Begin INFORMATION SUPPLIED
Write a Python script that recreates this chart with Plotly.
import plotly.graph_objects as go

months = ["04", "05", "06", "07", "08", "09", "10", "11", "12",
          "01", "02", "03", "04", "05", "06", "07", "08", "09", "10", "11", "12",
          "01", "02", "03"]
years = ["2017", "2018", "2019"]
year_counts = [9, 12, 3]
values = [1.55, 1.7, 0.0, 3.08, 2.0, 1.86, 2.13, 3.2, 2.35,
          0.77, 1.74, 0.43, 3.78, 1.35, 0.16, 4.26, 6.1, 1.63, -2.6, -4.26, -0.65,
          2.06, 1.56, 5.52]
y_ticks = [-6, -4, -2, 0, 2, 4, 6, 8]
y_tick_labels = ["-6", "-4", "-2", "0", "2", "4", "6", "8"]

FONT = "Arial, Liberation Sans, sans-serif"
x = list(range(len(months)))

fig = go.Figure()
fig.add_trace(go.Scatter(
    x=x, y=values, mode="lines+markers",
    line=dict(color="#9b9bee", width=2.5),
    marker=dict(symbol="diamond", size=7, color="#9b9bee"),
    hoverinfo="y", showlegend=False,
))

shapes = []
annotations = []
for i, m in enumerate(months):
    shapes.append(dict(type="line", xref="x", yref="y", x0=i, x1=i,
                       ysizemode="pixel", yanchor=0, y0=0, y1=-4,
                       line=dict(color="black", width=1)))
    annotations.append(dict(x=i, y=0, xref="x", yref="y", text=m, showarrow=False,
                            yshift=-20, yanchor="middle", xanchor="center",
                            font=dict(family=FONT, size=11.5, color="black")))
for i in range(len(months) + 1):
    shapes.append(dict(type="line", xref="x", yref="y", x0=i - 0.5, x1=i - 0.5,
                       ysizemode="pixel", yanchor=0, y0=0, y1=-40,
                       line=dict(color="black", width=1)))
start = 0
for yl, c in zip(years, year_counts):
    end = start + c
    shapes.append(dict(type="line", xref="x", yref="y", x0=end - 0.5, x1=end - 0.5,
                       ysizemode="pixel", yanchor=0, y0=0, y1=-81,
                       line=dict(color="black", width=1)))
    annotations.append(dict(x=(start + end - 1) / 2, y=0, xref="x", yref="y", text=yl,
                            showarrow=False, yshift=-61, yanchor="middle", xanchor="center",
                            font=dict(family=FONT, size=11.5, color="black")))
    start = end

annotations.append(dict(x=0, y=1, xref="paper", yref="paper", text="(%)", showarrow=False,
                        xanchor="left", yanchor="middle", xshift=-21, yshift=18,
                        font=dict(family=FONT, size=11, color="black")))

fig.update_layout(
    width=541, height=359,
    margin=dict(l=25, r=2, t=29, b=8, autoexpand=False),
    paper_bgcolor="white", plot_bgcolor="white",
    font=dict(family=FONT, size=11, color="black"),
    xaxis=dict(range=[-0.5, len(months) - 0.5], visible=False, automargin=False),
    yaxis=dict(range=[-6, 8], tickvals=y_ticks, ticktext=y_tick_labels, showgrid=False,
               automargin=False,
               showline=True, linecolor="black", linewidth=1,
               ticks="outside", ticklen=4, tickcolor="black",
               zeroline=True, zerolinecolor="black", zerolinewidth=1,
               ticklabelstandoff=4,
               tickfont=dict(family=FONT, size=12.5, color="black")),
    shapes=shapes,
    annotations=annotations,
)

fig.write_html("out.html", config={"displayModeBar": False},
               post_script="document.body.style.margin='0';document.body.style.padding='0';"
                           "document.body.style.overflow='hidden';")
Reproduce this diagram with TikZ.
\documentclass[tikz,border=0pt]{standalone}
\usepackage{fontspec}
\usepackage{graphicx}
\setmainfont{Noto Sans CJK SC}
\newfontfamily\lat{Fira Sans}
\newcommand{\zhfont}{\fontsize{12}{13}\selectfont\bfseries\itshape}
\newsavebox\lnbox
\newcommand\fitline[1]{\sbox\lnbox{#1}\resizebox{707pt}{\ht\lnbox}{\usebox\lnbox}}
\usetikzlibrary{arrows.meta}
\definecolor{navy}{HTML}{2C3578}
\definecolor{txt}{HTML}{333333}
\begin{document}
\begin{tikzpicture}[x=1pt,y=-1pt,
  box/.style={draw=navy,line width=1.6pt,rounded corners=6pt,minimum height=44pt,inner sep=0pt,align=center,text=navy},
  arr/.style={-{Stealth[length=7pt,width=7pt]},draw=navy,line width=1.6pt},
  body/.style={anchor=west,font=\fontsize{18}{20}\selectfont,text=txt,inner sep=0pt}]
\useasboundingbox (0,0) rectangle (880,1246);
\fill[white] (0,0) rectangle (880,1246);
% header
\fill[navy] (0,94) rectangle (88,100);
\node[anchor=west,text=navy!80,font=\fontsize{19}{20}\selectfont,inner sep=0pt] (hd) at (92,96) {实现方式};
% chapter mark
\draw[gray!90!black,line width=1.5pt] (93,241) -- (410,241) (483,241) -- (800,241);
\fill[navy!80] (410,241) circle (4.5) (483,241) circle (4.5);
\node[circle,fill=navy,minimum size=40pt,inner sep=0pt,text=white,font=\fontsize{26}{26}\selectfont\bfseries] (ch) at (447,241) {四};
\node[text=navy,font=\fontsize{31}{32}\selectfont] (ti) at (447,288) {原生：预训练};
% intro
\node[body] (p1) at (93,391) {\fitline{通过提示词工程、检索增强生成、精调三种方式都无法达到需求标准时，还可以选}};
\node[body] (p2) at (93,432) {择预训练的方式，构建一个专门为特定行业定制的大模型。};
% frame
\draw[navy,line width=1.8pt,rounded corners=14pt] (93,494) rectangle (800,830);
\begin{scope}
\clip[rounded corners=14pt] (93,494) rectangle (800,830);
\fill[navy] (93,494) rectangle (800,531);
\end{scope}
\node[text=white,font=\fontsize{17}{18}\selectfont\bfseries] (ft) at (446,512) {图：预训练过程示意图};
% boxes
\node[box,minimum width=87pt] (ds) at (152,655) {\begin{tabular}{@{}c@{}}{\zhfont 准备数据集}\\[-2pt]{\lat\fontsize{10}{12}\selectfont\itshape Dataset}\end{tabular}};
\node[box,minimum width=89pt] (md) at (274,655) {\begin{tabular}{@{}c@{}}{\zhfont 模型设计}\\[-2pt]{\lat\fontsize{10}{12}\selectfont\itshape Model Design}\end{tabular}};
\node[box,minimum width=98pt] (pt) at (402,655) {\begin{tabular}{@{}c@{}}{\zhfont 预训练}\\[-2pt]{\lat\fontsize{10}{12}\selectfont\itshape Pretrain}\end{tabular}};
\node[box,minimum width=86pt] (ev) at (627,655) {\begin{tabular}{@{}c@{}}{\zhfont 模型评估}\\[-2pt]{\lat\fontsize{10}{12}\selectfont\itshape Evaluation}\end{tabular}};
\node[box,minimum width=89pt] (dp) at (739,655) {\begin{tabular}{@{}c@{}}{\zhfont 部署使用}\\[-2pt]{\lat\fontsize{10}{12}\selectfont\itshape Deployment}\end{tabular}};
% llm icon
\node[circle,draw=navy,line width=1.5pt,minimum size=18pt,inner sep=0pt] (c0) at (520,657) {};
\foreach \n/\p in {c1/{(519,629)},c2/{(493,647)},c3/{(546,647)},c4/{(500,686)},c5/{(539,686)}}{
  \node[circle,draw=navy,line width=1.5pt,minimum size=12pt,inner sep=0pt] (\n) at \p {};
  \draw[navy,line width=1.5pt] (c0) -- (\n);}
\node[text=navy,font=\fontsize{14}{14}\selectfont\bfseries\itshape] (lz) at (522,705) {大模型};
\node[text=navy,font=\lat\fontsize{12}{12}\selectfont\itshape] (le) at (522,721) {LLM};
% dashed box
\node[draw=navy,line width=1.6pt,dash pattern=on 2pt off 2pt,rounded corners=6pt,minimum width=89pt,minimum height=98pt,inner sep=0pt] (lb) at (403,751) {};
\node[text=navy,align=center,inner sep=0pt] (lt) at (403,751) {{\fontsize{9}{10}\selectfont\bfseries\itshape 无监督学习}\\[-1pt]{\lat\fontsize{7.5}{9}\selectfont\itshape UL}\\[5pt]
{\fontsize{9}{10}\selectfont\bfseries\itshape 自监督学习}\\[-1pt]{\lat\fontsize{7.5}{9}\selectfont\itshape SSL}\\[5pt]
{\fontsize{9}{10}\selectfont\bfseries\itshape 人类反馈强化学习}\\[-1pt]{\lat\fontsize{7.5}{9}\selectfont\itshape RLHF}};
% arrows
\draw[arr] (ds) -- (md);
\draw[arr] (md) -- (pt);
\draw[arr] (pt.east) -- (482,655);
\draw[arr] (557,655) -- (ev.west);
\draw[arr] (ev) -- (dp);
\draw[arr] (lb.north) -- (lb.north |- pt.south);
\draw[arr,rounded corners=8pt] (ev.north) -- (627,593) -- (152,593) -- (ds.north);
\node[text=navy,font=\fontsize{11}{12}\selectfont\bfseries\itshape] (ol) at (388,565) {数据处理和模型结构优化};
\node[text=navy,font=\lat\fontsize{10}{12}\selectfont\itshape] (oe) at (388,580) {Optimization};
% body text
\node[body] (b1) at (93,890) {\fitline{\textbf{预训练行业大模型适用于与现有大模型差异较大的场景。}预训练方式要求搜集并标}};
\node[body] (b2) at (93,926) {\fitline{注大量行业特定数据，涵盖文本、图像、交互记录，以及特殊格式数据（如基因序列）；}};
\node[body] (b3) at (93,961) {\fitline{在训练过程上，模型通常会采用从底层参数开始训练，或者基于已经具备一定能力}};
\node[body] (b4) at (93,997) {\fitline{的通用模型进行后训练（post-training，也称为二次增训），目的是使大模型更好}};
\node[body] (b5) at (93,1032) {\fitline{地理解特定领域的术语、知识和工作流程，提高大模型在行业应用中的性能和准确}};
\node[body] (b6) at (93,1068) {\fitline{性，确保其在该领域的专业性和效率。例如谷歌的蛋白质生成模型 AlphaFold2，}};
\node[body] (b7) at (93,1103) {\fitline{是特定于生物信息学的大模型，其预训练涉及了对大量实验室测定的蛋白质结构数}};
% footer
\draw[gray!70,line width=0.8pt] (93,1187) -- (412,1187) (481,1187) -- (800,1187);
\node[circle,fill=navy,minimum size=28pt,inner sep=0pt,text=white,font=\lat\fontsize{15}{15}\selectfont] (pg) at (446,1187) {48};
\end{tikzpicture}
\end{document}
End INFORMATION SUPPLIED
Begin INFORMATION SUPPLIED
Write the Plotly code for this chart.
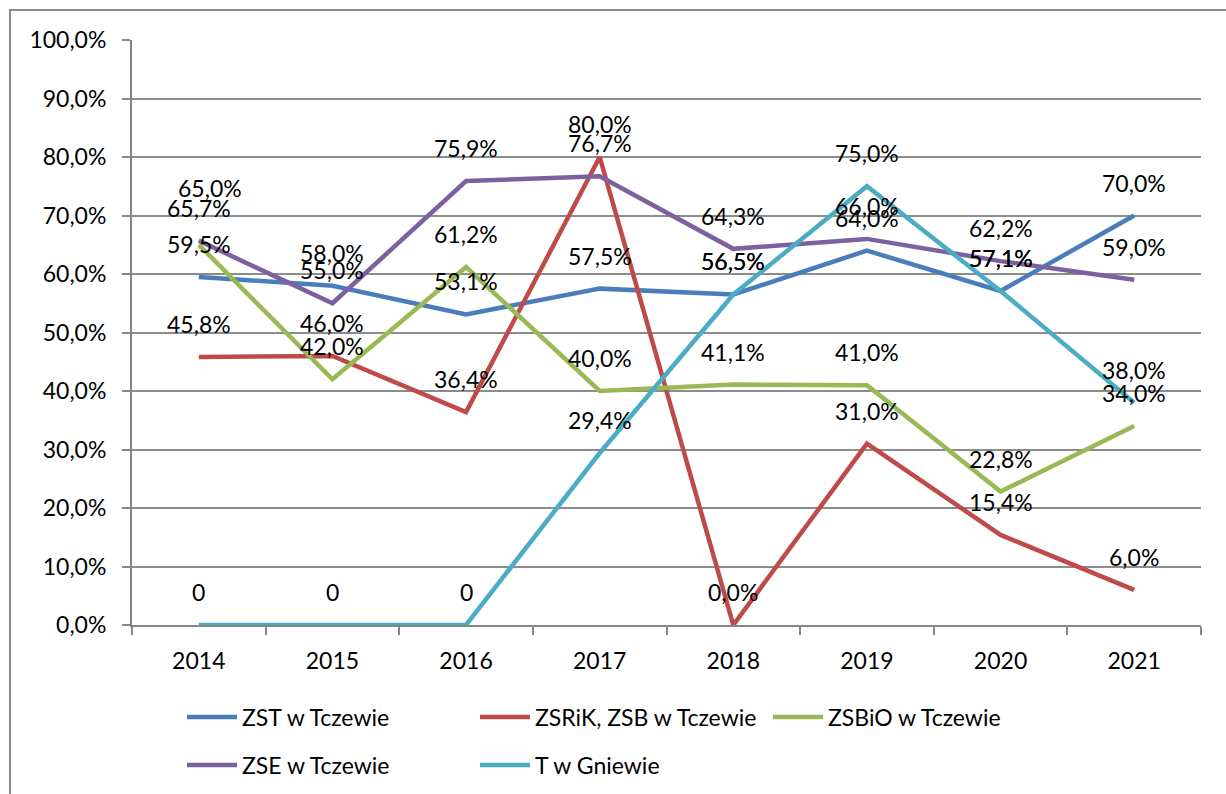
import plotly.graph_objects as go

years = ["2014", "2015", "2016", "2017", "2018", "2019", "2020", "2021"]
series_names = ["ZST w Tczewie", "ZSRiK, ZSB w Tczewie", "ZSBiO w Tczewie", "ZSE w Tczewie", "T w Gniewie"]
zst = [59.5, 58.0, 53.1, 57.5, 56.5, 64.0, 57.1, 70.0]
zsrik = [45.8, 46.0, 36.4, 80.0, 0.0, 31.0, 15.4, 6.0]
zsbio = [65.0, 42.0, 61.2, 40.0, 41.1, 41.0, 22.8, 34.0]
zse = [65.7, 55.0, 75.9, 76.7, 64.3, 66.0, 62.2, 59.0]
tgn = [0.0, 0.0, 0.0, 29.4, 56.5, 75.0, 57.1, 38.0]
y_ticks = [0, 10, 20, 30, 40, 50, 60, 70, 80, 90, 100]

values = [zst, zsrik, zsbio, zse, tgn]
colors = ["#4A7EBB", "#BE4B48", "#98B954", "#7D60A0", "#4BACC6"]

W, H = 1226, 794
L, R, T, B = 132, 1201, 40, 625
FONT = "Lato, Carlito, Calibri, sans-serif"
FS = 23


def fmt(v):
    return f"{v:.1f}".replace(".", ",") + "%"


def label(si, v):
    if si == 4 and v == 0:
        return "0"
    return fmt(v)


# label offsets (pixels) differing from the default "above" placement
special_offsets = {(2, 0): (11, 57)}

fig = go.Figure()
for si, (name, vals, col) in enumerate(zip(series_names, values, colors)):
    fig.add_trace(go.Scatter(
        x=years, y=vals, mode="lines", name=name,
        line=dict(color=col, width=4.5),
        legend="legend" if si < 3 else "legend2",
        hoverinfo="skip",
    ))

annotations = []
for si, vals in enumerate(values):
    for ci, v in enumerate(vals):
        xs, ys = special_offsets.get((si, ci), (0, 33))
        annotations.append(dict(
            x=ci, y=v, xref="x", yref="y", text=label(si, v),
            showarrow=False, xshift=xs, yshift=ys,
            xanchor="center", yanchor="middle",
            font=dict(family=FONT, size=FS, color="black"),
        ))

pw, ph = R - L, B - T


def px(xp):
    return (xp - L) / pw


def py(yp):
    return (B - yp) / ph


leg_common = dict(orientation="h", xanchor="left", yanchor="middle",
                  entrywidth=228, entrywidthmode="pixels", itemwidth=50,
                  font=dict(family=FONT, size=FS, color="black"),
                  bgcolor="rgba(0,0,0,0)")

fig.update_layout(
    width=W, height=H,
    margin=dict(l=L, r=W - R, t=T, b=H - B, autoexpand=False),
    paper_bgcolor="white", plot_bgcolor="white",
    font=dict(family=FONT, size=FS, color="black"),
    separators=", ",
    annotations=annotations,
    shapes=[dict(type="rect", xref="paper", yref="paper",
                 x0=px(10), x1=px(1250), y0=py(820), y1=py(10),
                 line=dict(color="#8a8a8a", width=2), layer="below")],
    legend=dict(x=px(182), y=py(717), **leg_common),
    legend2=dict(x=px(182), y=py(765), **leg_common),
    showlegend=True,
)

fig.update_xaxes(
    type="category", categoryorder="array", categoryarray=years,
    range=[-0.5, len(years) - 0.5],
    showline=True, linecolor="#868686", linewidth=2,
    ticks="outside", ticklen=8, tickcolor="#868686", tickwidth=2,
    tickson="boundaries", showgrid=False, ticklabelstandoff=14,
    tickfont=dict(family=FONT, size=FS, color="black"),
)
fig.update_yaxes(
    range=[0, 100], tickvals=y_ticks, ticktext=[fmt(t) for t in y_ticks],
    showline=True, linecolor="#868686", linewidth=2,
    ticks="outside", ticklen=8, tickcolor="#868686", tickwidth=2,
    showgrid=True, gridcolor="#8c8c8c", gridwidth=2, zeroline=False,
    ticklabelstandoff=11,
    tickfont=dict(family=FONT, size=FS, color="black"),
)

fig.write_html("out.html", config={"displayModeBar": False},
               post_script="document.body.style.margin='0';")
End INFORMATION SUPPLIED
Begin INFORMATION SUPPLIED
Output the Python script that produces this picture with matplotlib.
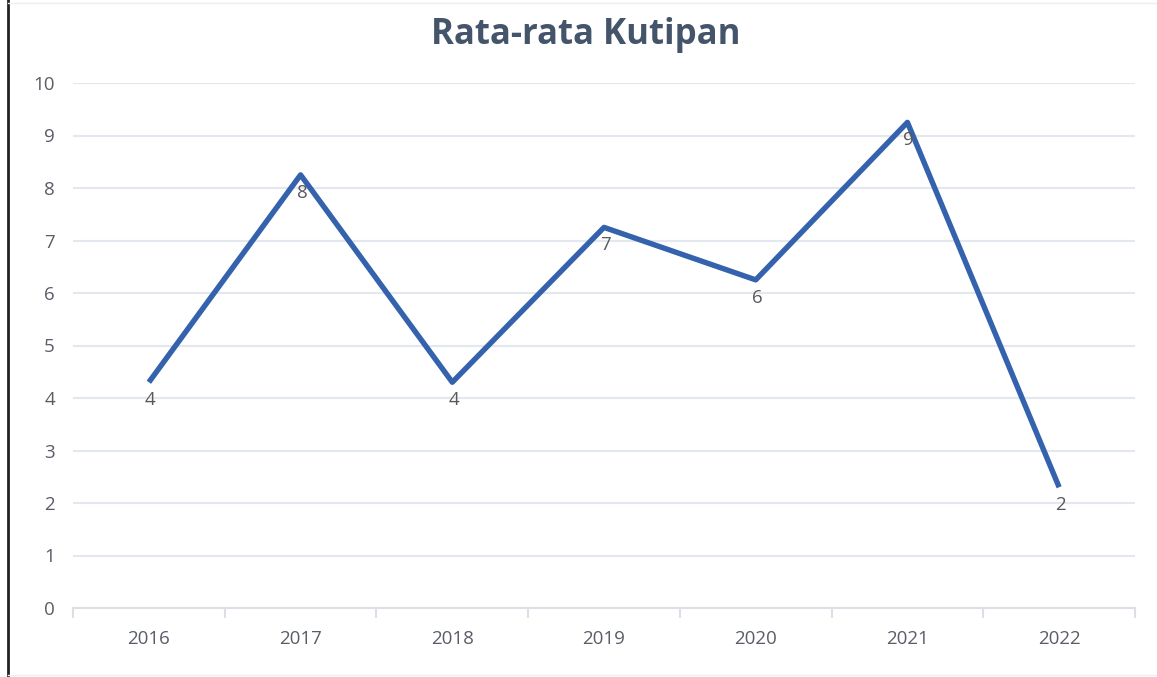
End INFORMATION SUPPLIED
**WHAT TO PRODUCE**
Extract the lines of the preceding material that run from the line with "Write a Python" through the line with "start = end", inclusive, reproducing them exactly and adding nothing.

**RESPONSE FOR THIS EXERCISE**
Write a Python script that recreates this chart with Plotly.
import plotly.graph_objects as go

months = ["04", "05", "06", "07", "08", "09", "10", "11", "12",
          "01", "02", "03", "04", "05", "06", "07", "08", "09", "10", "11", "12",
          "01", "02", "03"]
years = ["2017", "2018", "2019"]
year_counts = [9, 12, 3]
values = [1.55, 1.7, 0.0, 3.08, 2.0, 1.86, 2.13, 3.2, 2.35,
          0.77, 1.74, 0.43, 3.78, 1.35, 0.16, 4.26, 6.1, 1.63, -2.6, -4.26, -0.65,
          2.06, 1.56, 5.52]
y_ticks = [-6, -4, -2, 0, 2, 4, 6, 8]
y_tick_labels = ["-6", "-4", "-2", "0", "2", "4", "6", "8"]

FONT = "Arial, Liberation Sans, sans-serif"
x = list(range(len(months)))

fig = go.Figure()
fig.add_trace(go.Scatter(
    x=x, y=values, mode="lines+markers",
    line=dict(color="#9b9bee", width=2.5),
    marker=dict(symbol="diamond", size=7, color="#9b9bee"),
    hoverinfo="y", showlegend=False,
))

shapes = []
annotations = []
for i, m in enumerate(months):
    shapes.append(dict(type="line", xref="x", yref="y", x0=i, x1=i,
                       ysizemode="pixel", yanchor=0, y0=0, y1=-4,
                       line=dict(color="black", width=1)))
    annotations.append(dict(x=i, y=0, xref="x", yref="y", text=m, showarrow=False,
                            yshift=-20, yanchor="middle", xanchor="center",
                            font=dict(family=FONT, size=11.5, color="black")))
for i in range(len(months) + 1):
    shapes.append(dict(type="line", xref="x", yref="y", x0=i - 0.5, x1=i - 0.5,
                       ysizemode="pixel", yanchor=0, y0=0, y1=-40,
                       line=dict(color="black", width=1)))
start = 0
for yl, c in zip(years, year_counts):
    end = start + c
    shapes.append(dict(type="line", xref="x", yref="y", x0=end - 0.5, x1=end - 0.5,
                       ysizemode="pixel", yanchor=0, y0=0, y1=-81,
                       line=dict(color="black", width=1)))
    annotations.append(dict(x=(start + end - 1) / 2, y=0, xref="x", yref="y", text=yl,
                            showarrow=False, yshift=-61, yanchor="middle", xanchor="center",
                            font=dict(family=FONT, size=11.5, color="black")))
    start = end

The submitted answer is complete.